There's a commonly-held perception that people over 40 suffer from age discrimination in the workplace in Finland. Although labour law professor Seppo Koskinen cautions that age discrimination may increase as the official retirement age in Finland is raised, not all of the statistics bear out a bias against older employees - yet.
If a job-seeker is over 40 years old, many believe that they will not get hired. In Finland there also seems to be a belief that the older a person is, the greater likelihood there is that they will be among the first fired during co-determination talks.
Turku bus driver Tapio Ojala, 63, says the rhetoric holds that a worker over 50 is "an invaluable resource and a wealth of knowledge," but the reality is different: anybody middle-aged or older is asked when they will leave, retire, or move onto social assistance.
Seppo Koskinen, professor of labour law at the University of Turku, says that, "the most common example of age discrimination is in the job recruitment situation, where according to some recent studies those over 40 experience difficulties getting hired. The other common scenario is that co-determination talks target older workers," he says.
Research indicates that 1 in 10 employees have charged employers with age discrimination and are taking matters forward to the legal level.

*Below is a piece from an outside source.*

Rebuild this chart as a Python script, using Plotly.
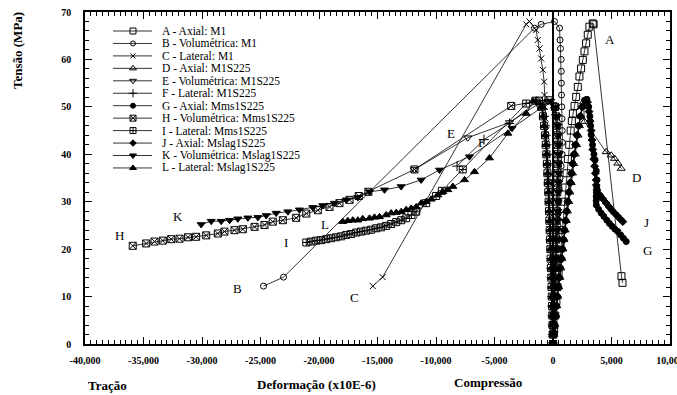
import plotly.graph_objects as go

# ---------------- data (strain x10E-6, stress MPa) ----------------
A_x = [0, 100, 190, 290, 380, 470, 560, 650, 750, 850, 950, 1050, 1160, 1270, 1390, 1510, 1610, 1700,
       1840, 1980, 2120, 2260, 2400, 2550, 2690, 2830, 2970, 3110, 3400, 3470, 5850, 5940]
A_y = [0, 3, 6, 9, 12, 15, 18, 21, 24, 27, 30, 33, 36, 39, 42, 45, 47, 48.6,
       50.2, 52.1, 54.2, 56.4, 58.1, 59.9, 61.7, 63.4, 65.2, 66.9, 67.6, 67.4, 14.3, 12.9]

B_x = [0, 40, 80, 120, 160, 200, 240, 280, 320, 360, 400, 440, 480, 520, 600, 700, 780, 800, 790, 770,
       750, 730, 720, 710, 700, 640, 600, 560, 130, -1010, -1580, -23030, -24740]
B_y = [0, 2.5, 5, 7.5, 10, 12.5, 15, 17.5, 20, 22.5, 25, 27.5, 30, 32.5, 35, 37.5, 40, 42.5, 45, 47.5,
       50, 52.5, 55, 57.5, 60, 62.3, 64.1, 66.6, 68.0, 67.4, 66.6, 14.1, 12.2]

C_x = [0, -25, -50, -75, -100, -125, -150, -180, -210, -240, -270, -300, -330, -370, -410, -450, -490,
       -540, -590, -640, -690, -730, -760, -870, -1010, -1150, -1300, -1440, -2010, -2290, -14560, -15400]
C_y = [0, 2.5, 5, 7.5, 10, 12.5, 15, 17.5, 20, 22.5, 25, 27.5, 30, 32.5, 35, 37.5, 40,
       42.5, 45, 47.5, 50, 52.5, 55.3, 57.8, 60.2, 62.3, 64.1, 66.2, 68.0, 67.4, 14.1, 12.2]

D_x = [0, 80, 160, 240, 320, 400, 490, 580, 670, 760, 850, 940, 1040, 1140, 1240, 1340, 1450, 1560,
       1670, 1780, 1900, 2020, 2140, 2260, 2360, 2450, 2600, 2690, 4540, 4970, 5260, 5540, 5830]
D_y = [0, 2, 4, 6, 8, 10, 12, 14, 16, 18, 20, 22, 24, 26, 28, 30, 32, 34,
       36, 38, 40, 42, 44, 46, 48, 50, 51.0, 46.9, 40.5, 39.8, 39.1, 38.1, 37.0]

E_x = [0, 30, 60, 90, 120, 150, 180, 210, 240, 270, 300, 330, 360, 390, 410, 430, 450, 460, 460, 450,
       430, 400, 360, 300, 220, 120, 0, -400, -1000, -3720, -7280, -11840]
E_y = [0, 2, 4, 6, 8, 10, 12, 14, 16, 18, 20, 22, 24, 26, 28, 30, 32, 34, 36, 38,
       40, 42, 44, 46, 48, 49.5, 50.5, 51.2, 51.0, 46.7, 43.5, 36.8]

F_x = [0, -15, -30, -45, -60, -80, -100, -120, -140, -160, -185, -210, -235, -260, -290, -320, -350,
       -385, -420, -460, -500, -550, -610, -680, -770, -900, -1100, -1400, -3720, -5900, -8200]
F_y = [0, 2, 4, 6, 8, 10, 12, 14, 16, 18, 20, 22, 24, 26, 28, 30, 32,
       34, 36, 38, 40, 42, 44, 46, 48, 49.5, 50.5, 51.1, 46.5, 43.1, 37.5]

G_x = [0, 70, 150, 230, 310, 390, 470, 550, 640, 730, 820, 910, 1000, 1090, 1180, 1280, 1380, 1480,
       1590, 1700, 1820, 1940, 2070, 2200, 2350, 2520, 2700, 2900, 3050, 3150, 3220, 3260, 3380, 3500,
       3600, 3700, 3760, 3740, 3710, 3690, 3690, 3700, 3900, 4120, 4350, 4600, 4830, 5060, 5300, 5540,
       5780, 6020, 6260]
G_y = [0, 2, 4, 6, 8, 10, 12, 14, 16, 18, 20, 22, 24, 26, 28, 30, 32, 34,
       36, 38, 40, 42, 44, 46, 48, 50, 51.4, 51.6, 50, 48, 46, 44.1, 42, 40,
       38.8, 36.5, 34.6, 33, 32, 31.1, 30.2, 29.3, 28.4, 27.6, 26.9, 26.1, 25.4, 24.8, 24.2, 23.7,
       23.0, 22.3, 21.6]

H_x = [0, 20, 40, 60, 85, 110, 135, 160, 185, 210, 235, 260, 285, 310, 330, 350, 365, 380, 390, 395,
       390, 375, 350, 310, 250, 170, -300, -1200, -3570, -11840, -15780, -16600, -17390, -18250, -19100,
       -20100, -21090, -21950, -23090, -23950, -24660, -25510, -26510, -27220, -28080, -28650, -29640,
       -30500, -31200, -31920, -32630, -33350, -34060, -34770, -35920]
H_y = [0, 2, 4, 6, 8, 10, 12, 14, 16, 18, 20, 22, 24, 26, 28, 30, 32, 34, 36, 38,
       40, 42, 44, 46, 48, 50, 51.4, 51.3, 50.2, 36.8, 32.1, 31.2, 30.4, 29.7, 28.9,
       28.2, 27.5, 26.6, 26.1, 25.8, 25.1, 24.7, 24.2, 24.0, 23.7, 23.3, 22.9,
       22.6, 22.5, 22.2, 22.1, 21.8, 21.6, 21.2, 20.7]

I_x = [0, -20, -40, -60, -80, -100, -125, -150, -175, -200, -225, -250, -280, -310, -340, -370, -400,
       -440, -480, -520, -570, -620, -680, -760, -860, -1000, -1500, -2290, -7710, -9500, -9990, -10840,
       -11690, -12100, -12550, -12970, -13400, -13830, -14260, -14690, -15110, -15540, -15970, -16400,
       -16820, -17250, -17670, -18100, -18530, -18960, -19390, -19820, -20240, -20670, -21090]
I_y = [0, 2, 4, 6, 8, 10, 12, 14, 16, 18, 20, 22, 24, 26, 28, 30, 32,
       34, 36, 38, 40, 42, 44, 46, 48, 50, 51.3, 50.7, 36.8, 32.3, 31.2, 29.7,
       27.9, 27.2, 26.5, 26.1, 25.7, 25.3, 24.9, 24.6, 24.4, 24.1, 23.9, 23.7,
       23.5, 23.2, 23.0, 22.7, 22.5, 22.3, 22.1, 21.9, 21.8, 21.6, 21.4]

J_x = [0, 60, 130, 210, 290, 370, 450, 530, 610, 700, 790, 880, 970, 1060, 1160, 1260, 1360, 1460,
       1570, 1680, 1800, 1920, 2050, 2190, 2340, 2500, 2750, 2950, 3080, 3180, 3260, 3330, 3400, 3480,
       3560, 3620, 3690, 3700, 3750, 3970, 4260, 4550, 4800, 5030, 5260, 5500, 5730, 5970]
J_y = [0, 2, 4, 6, 8, 10, 12, 14, 16, 18, 20, 22, 24, 26, 28, 30, 32, 34,
       36, 38, 40, 42, 44, 46, 48, 50, 51.3, 51.0, 49, 47, 45, 43, 41, 39,
       37.5, 36, 34.6, 33.5, 32.5, 31.5, 30.6, 29.7, 28.9, 28.2, 27.6, 27.0, 26.4, 25.8]

K_x = [0, 25, 50, 75, 100, 130, 160, 190, 220, 250, 280, 310, 340, 370, 400, 430, 455, 480, 500, 510,
       510, 500, 470, 420, 340, 220, -200, -3500, -7140, -9700, -11270, -12980, -14400, -15680, -16680,
       -17670, -18680, -19670, -20530, -21670, -22660, -23660, -24510, -25220, -26080, -26940, -27640,
       -28360, -29210, -30070]
K_y = [0, 2, 4, 6, 8, 10, 12, 14, 16, 18, 20, 22, 24, 26, 28, 30, 32, 34, 36, 38,
       40, 42, 44, 46, 48, 50, 51.2, 45.5, 39.5, 36.7, 34.6, 33.2, 32.5, 32.1, 30.9,
       30.4, 29.7, 29.2, 28.8, 28.3, 27.9, 27.6, 27.1, 26.7, 26.6, 26.4, 26.1,
       25.9, 25.9, 25.2]

L_x = [0, -15, -30, -50, -70, -90, -110, -130, -150, -175, -200, -225, -250, -280, -310, -340, -370,
       -410, -450, -500, -550, -610, -680, -760, -860, -1000, -1700, -2290, -3860, -5430, -6710, -7560,
       -8560, -8990, -9420, -9840, -10410, -10840, -11260, -11690, -12120, -12550, -12970, -13400,
       -13830, -14260, -14830, -15260, -15680, -16260, -16680, -17110, -17540, -17970]
L_y = [0, 2, 4, 6, 8, 10, 12, 14, 16, 18, 20, 22, 24, 26, 28, 30, 32,
       34, 36, 38, 40, 42, 44, 46, 48, 50, 51.2, 48.6, 44.4, 39.2, 36.3, 34.6,
       33.2, 32.5, 32.1, 31.4, 30.5, 30.0, 29.7, 28.9, 28.6, 28.3, 27.9, 27.7,
       27.6, 27.2, 26.8, 26.7, 26.5, 26.4, 26.1, 26.1, 26.0, 25.8]

series_names = ["A - Axial: M1", "B - Volumétrica: M1", "C - Lateral: M1",
                "D - Axial: M1S225", "E - Volumétrica: M1S225", "F - Lateral: M1S225",
                "G - Axial: Mms1S225", "H - Volumétrica: Mms1S225", "I - Lateral: Mms1S225",
                "J - Axial: Mslag1S225", "K - Volumétrica: Mslag1S225", "L - Lateral: Mslag1S225"]
series_x = [A_x, B_x, C_x, D_x, E_x, F_x, G_x, H_x, I_x, J_x, K_x, L_x]
series_y = [A_y, B_y, C_y, D_y, E_y, F_y, G_y, H_y, I_y, J_y, K_y, L_y]

label_letters = ["A", "B", "C", "D", "E", "F", "G", "H", "I", "J", "K", "L"]
label_x = [4830, -26970, -16970, 7140, -8680, -6110, 8080, -37050, -22860, 7990, -32010, -19530]
label_y = [64.1, 11.8, 9.9, 35.2, 44.3, 42.4, 19.8, 22.8, 21.5, 25.7, 26.8, 25.3]

xtick_vals = [-40000, -35000, -30000, -25000, -20000, -15000, -10000, -5000, 0, 5000, 10000]
xtick_text = ["-40,000", "-35,000", "-30,000", "-25,000", "-20,000", "-15,000", "-10,000",
              "-5,000", "0", "5,000", "10,000"]

# ---------------- styles ----------------
symbols = ["square-open", "circle-open", "x-thin-open", "triangle-up-open", "triangle-down-open",
           "cross-thin-open", "circle", "square-x-open", "square-cross-open", "diamond",
           "triangle-down", "triangle-up"]
sizes = [7, 6, 6, 7, 7, 7, 6, 7, 7, 6, 7, 7]
SERIF = "Liberation Serif"

# page-pixel -> paper helpers (plot area: x 85..670, y 12..344)
def px(xp):
    return (xp - 85) / 585.0

def py(yp):
    return (344 - yp) / 332.0

fig = go.Figure()
for name, xs, ys, sym, sz in zip(series_names, series_x, series_y, symbols, sizes):
    fig.add_trace(go.Scatter(
        x=xs, y=ys, mode="lines+markers", name=name, showlegend=False,
        line=dict(color="black", width=0.8),
        marker=dict(symbol=sym, size=sz, color="black", line=dict(color="black", width=1))))

# custom compact legend (overlay axes in page-pixel units)
leg_x = [113, 133, 152]
for i, (name, sym, sz) in enumerate(zip(series_names, symbols, sizes)):
    yy = 31 + 12.45 * i
    fig.add_trace(go.Scatter(
        x=leg_x, y=[yy] * 3, xaxis="x2", yaxis="y2", mode="lines+markers", showlegend=False,
        hoverinfo="skip",
        line=dict(color="black", width=0.8),
        marker=dict(symbol=sym, size=sz - 1, color="black", opacity=[0, 1, 0],
                    line=dict(color="black", width=1))))
    fig.add_annotation(x=px(160), y=py(yy), xref="paper", yref="paper", text=name, showarrow=False,
                       xanchor="left", yanchor="middle",
                       font=dict(family=SERIF, size=11.5, color="black"))

for t, lx, ly in zip(label_letters, label_x, label_y):
    fig.add_annotation(x=lx, y=ly, xref="x", yref="y", text=t, showarrow=False,
                       xanchor="center", yanchor="middle",
                       font=dict(family=SERIF, size=13, color="black"))

# axis titles
bold13 = dict(family=SERIF, size=13, color="black", weight="bold")
titles = [("Tensão (MPa)", 17, 51, -90), ("Tração", 107, 385, 0),
          ("Deformação (x10E-6)", 316, 384, 0), ("Compressão", 488, 383, 0)]
for txt, tx, ty, ang in titles:
    fig.add_annotation(x=px(tx), y=py(ty), xref="paper", yref="paper", text=txt, textangle=ang,
                       xanchor="center", yanchor="middle", showarrow=False, font=bold13)

tickfont = dict(family=SERIF, size=10, color="black", weight="bold")
fig.update_layout(
    width=677, height=395,
    margin=dict(l=85, r=7, t=12, b=51, autoexpand=False),
    paper_bgcolor="white", plot_bgcolor="white",
    xaxis=dict(range=[-40000, 10000], tickmode="array", tickvals=xtick_vals, ticktext=xtick_text,
               ticks="inside", ticklen=7, tickwidth=1, tickcolor="black",
               minor=dict(dtick=500, tick0=0, ticks="inside", ticklen=4, tickcolor="black", tickwidth=1),
               showline=True, linecolor="black", linewidth=1.5, mirror="ticks",
               showgrid=False, zeroline=True, zerolinecolor="black", zerolinewidth=2,
               tickfont=tickfont, ticklabelstandoff=6, ticklabeloverflow="allow", automargin=False),
    yaxis=dict(range=[0, 70], dtick=10, ticks="inside", ticklen=7, tickwidth=1, tickcolor="black",
               minor=dict(dtick=2, ticks="inside", ticklen=4, tickcolor="black", tickwidth=1),
               showline=True, linecolor="black", linewidth=1.5, mirror="ticks",
               showgrid=False, zeroline=False, tickfont=tickfont, ticklabelstandoff=10,
               automargin=False),
    xaxis2=dict(range=[85, 670], overlaying="x", visible=False, anchor="y2"),
    yaxis2=dict(range=[344, 12], overlaying="y", visible=False, anchor="x2"),
)

fig.write_html("out.html")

However, according to a Statistics Finland report published in May of this year, it is the young - those under 30 - who report experiencing far more age discrimination than those over 50 in the most recent "Quality of Work Life Survey." In the survey, compiled during 2013, the 50+ set reported experiencing several percentage points less discrimination in the workplace when measured with comparable statistics dating back to 1997 at the end of the last recession.